If you have a .docx file (not .doc), you can duplicate it and rename it to .zip

 

You can decompress the zip and you will have a folder with all of the .docx content inside, including any images:

 

 

The images can then be placed/linked to InDesign, it is always better to link than to paste without a link.

james5CD1Author
Participant
July 3, 2022
jane-e
Community Expert
Community Expert
July 2, 2022

@james5CD1 wrote:

Arghhhhh! Can anybody help me please? I've been sent a Word doc with loads of pictures in and I need to save them all out to be used in Indesign.


 

There's a much better method right inside of InDesign. Place the Microsoft Word file with the embedded images into InDesign. In the Links panel, select all of the images. Then use the Links panel menu and choose "Unembed Link" to create images. Be sure to create a folder so they stay together.

 

Before I learned this trick from "Her Geekness" Anne-Marie Concepcion many years ago, I used to make a PDF, then extract the images.

https://creativepro.com/topic/extracting-embedded-images-from-indesign-file/

https://creativepro.com/indesign-secrets-video-extracting-images-word-documents/

 

Copying from Word and pasting into Photoshop is not recommended

 

Jane

 

james5CD1Author
Participant
July 2, 2022

Oh wow thanks, didn't know you could do that. I'll have a try of that.

Jumpenjax
Community Expert
Community Expert
July 2, 2022

I found a fix for that, make the picture as large as you can on the screen the snap shot it. It will give you a 144ppi picture and you can bring it into photoshop to adjust the ppi and size you need. I ask all the time to send the photos separate but they never do.. 🙂

 

I hope this can be a fix for you as well.

Lee- Graphic Designer, Print Specialist, Photographer
james5CD1Author
Participant
July 2, 2022

Thanks but it's doing the same with screenshots too. 😞 

Mylenium
Legend
July 2, 2022

Actually it looks right in terms of size judging from the edges, it's just rotated 90 degrees.

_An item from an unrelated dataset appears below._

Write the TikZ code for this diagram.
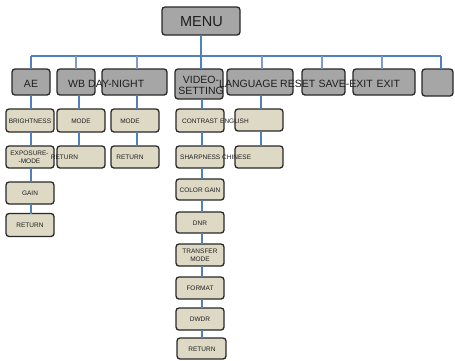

This may relate to how it's embedded in Word more than anything else, so check the options there liek not using the orientation tag of the mebedded images (or for that matter not suing they native data in any way at all) and relying on the actual raster data Word creates itself.

 

Mylenium

james5CD1Author
Participant
July 2, 2022

thanks for that but it's not  just images taken from Word - it's from anywhere. It's driving me mad. It was so easy before just grabbing a pic, going in to Photoshop, pasting and then just a matter of flattening it really.